Monday, August 31, 2020
The High Note: a theological film review
Monthly I write a film review for Touchstone (the New Zealand Methodist magazine). Stretching back to 2005, some 150 plus films later, here is the review for August 2020.
The High Note
A film review by Rev Dr Steve Taylor
“Everyone’s a star in our town, It’s just your light gets dimmer.”
lyrics from California (There Is No End To Love) (There Is No End to Love) by U2
Advertised as a romantic comedy, The High Note offered a light-hearted post-Lockdown return to the cinema. The slow drift toward another manufactured Hollywood Sunset Strip ending is surprisingly dimmed by the arrival of ancient, Biblical wisdom.
The High Note is a 2020 American comedy-drama film directed by Nisha Ganatra and written by Flora Greeson. Set in California, life is a backdrop of palms, pools, and parties, in which everyone is filled with dreams, scripts, and songs.
Like so many Hollywood dreams, The High Note begins in a music studio. By night, Maggie Sherwoode (Dakota Johnson), is making music. By day, she is a personal assistant to Grace Davis (Tracee Ellis Ross).

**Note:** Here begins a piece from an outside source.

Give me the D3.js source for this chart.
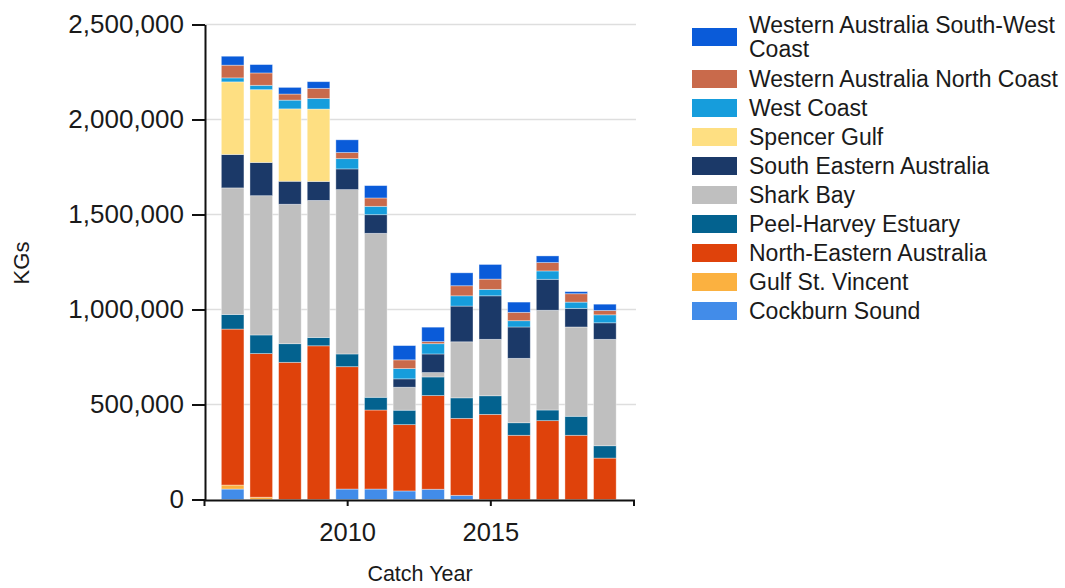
<!DOCTYPE html>
<html>
<head>
<meta charset="utf-8">
<script src="https://cdn.jsdelivr.net/npm/d3@7"></script>
<style>
  html, body { margin: 0; padding: 0; background: #fff; }
  svg { display: block; font-family: "Liberation Sans", Arial, sans-serif; }
</style>
</head>
<body>
<svg id="chart" width="1065" height="588"></svg>
<script>
// ---- data (kg) ----
const years = [2006, 2007, 2008, 2009, 2010, 2011, 2012, 2013, 2014, 2015, 2016, 2017, 2018, 2019];
const seriesNames = [
  "Cockburn Sound", "Gulf St. Vincent", "North-Eastern Australia", "Peel-Harvey Estuary",
  "Shark Bay", "South Eastern Australia", "Spencer Gulf", "West Coast",
  "Western Australia North Coast", "Western Australia South-West Coast"
];
const cockburnSound      = [55000, 0, 0, 0, 55000, 55000, 45000, 54000, 22000, 0, 0, 0, 0, 0];
const gulfStVincent      = [21000, 12000, 0, 0, 0, 0, 0, 0, 0, 0, 0, 0, 0, 0];
const northEastern       = [821000, 756000, 722000, 809000, 644000, 416000, 349000, 493000, 405000, 448000, 338000, 415000, 338000, 218000];
const peelHarvey         = [77000, 98000, 98000, 44000, 67000, 67000, 76000, 98000, 108000, 98000, 66000, 56000, 100000, 65000];
const sharkBay           = [666000, 733000, 734000, 721000, 865000, 863000, 121000, 23000, 295000, 297000, 339000, 525000, 470000, 560000];
const southEastern       = [176000, 175000, 121000, 100000, 109000, 98000, 44000, 98000, 188000, 229000, 165000, 163000, 98000, 87000];
const spencerGulf        = [382000, 383000, 381000, 381000, 0, 0, 0, 0, 0, 0, 0, 0, 0, 0];
const westCoast          = [21000, 23000, 46000, 56000, 54000, 44000, 54000, 54000, 54000, 34000, 33000, 44000, 33000, 42000];
const waNorthCoast       = [67000, 65000, 32000, 53000, 32000, 44000, 46000, 11000, 53000, 54000, 44000, 44000, 44000, 23000];
const waSouthWestCoast   = [47000, 44000, 35000, 35000, 67000, 65000, 75000, 76000, 68000, 77000, 54000, 35000, 11000, 33000];
const seriesValues = [cockburnSound, gulfStVincent, northEastern, peelHarvey, sharkBay,
  southEastern, spencerGulf, westCoast, waNorthCoast, waSouthWestCoast];
const colors = ["#428ce9", "#fbb140", "#df420b", "#03628f", "#bfbfbf",
  "#1b3968", "#fedf82", "#169ddc", "#c96a4b", "#0a5bd9"];
const yTicks = [0, 500000, 1000000, 1500000, 2000000, 2500000];
const xTicks = [2010, 2015];

// ---- build table ----
const table = years.map((yr, i) => {
  const row = { year: yr };
  seriesNames.forEach((s, k) => row[s] = seriesValues[k][i]);
  return row;
});
const stack = d3.stack().keys(seriesNames)(table);

const svg = d3.select("#chart");
const x = d3.scaleLinear().domain([2005, 2020]).range([204, 633.5]);
const y = d3.scaleLinear().domain([0, 2500000]).range([499.5, 24.5]);
const barW = 22.6;

// gridlines
svg.append("g").selectAll("line").data(yTicks.filter(d => d > 0)).join("line")
  .attr("x1", 205).attr("x2", 636)
  .attr("y1", d => y(d)).attr("y2", d => y(d))
  .attr("stroke", "#dedede").attr("stroke-width", 1.6);

// bars
const color = d3.scaleOrdinal().domain(seriesNames).range(colors);
svg.append("g").selectAll("g").data(stack).join("g")
  .attr("fill", d => color(d.key))
  .selectAll("rect").data(d => d.filter(p => p[1] - p[0] > 0)).join("rect")
  .attr("x", d => x(d.data.year) - barW / 2)
  .attr("width", barW)
  .attr("y", d => y(d[1]))
  .attr("height", d => y(d[0]) - y(d[1]))
  .attr("stroke", "rgba(255,255,255,0.45)")
  .attr("stroke-width", 0.8);

// y axis
const yAxis = svg.append("g").attr("transform", "translate(205,0)")
  .call(d3.axisLeft(y).tickValues(yTicks).tickFormat(d3.format(",")).tickSize(13).tickSizeOuter(0).tickPadding(8));
yAxis.selectAll("text").attr("font-size", 26).attr("fill", "#1a1a1a")
  .attr("font-family", "'Liberation Sans', Arial, sans-serif");
yAxis.selectAll("line, path").attr("stroke", "#111").attr("stroke-width", 2);

// x axis
const xAxis = svg.append("g").attr("transform", "translate(0,500)")
  .call(d3.axisBottom(x).tickValues(xTicks).tickFormat(d3.format("d")).tickSize(6).tickSizeOuter(6).tickPadding(17));
xAxis.selectAll("text").attr("font-size", 25.5).attr("fill", "#1a1a1a")
  .attr("font-family", "'Liberation Sans', Arial, sans-serif");
xAxis.selectAll("line, path").attr("stroke", "#111").attr("stroke-width", 2);

// axis titles
svg.append("text").attr("x", 420).attr("y", 581)
  .attr("text-anchor", "middle").attr("font-size", 21.5).attr("fill", "#1a1a1a")
  .text("Catch Year");
svg.append("text").attr("transform", "translate(29,263) rotate(-90)")
  .attr("text-anchor", "middle").attr("font-size", 22).attr("fill", "#1a1a1a")
  .text("KGs");

// legend (reverse order)
const legendItems = seriesNames.slice().reverse();
const rowY = [37, 79, 108, 137, 166, 195, 224, 253, 282, 311];
const legend = svg.append("g");
legendItems.forEach((name, i) => {
  const cy = rowY[i];
  legend.append("rect").attr("x", 692).attr("y", cy - 9).attr("width", 45).attr("height", 18)
    .attr("fill", color(name));
  if (name === "Western Australia South-West Coast") {
    const t = legend.append("text").attr("x", 749).attr("font-size", 23).attr("fill", "#1a1a1a");
    t.append("tspan").attr("x", 749).attr("y", 25 + 8).text("Western Australia South-West");
    t.append("tspan").attr("x", 749).attr("y", 49 + 8).text("Coast");
  } else {
    legend.append("text").attr("x", 749).attr("y", cy + 8).attr("font-size", 23)
      .attr("fill", "#1a1a1a").text(name);
  }
});
</script>
</body>
</html>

Boasting twelve Grammy’s, Grace Davis embodies diva, with fabulous clothes, private jets, and extravagant parties. But the light of every star in Tinseltown is always slowly fading. This sets up a career tension. Does Grace make another album of new music? Or does she sink into Vegas, a star slowly drawing down on her fading celebrity?
David Cliff (Kelvin Harrison Jr.) provides character contrast. A young singer, playing community halls, he meets Maggie Sherwoode over an organic orange at the corner store. This sets up another set of tensions. Can there be an ending apart from young love? In Hollywood, armed with a laptop, everyone is a producer. Can personal assistant become a producer of David’s music? As a result, boundaries blur. The tensions around romance and career soon become ethical.
High notes are amplified by low notes. Contrast comes dramatically with an unexpected plot twist, needed to set up the Hollywood ending, as stars new and old fuse in the grand finale.
Contrast comes quietly in the form of a text message. Maggie and David are messing about while Katie (Zoë Chao), Maggie’s flatmate and loyal friend, is at work. A theatre nurse, Katie sends an image of an open heart. Everything is meaningless, responds Maggie, showing the picture of the open heart to David. In the middle of a budding romance and California dreaming, do you laugh? Do you return to messing about with your boyfriend? Or do quietly ponder the meaning of life?
“Everything is meaningless” is a line of poetry from Ecclesiastes 1:2. The writer, likely King Solomon, has sampled the high notes of life. In Ecclesiastes chapter 2, the pleasures are listed: urban landscaping, wealth acquisition, and sexual choice. In other words, plenty of palms and parties under the Jerusalem stars! Yet as Ecclesiastes concludes:
For God will bring every deed into judgment,
including every hidden thing, whether it is good or evil (12:14)
Whether scriptwriter Flora Greeson is aware of the Biblical allusion or no, the intrusion certainly changes the mood. Every star, whether rising or falling, has a heart. Every human, famous or forgotten, is vulnerable. Every action, whether unethical or wise, will be judged. One image accompanied by three words insert Biblical wisdom into The High Note’s dreams of starlit glamour.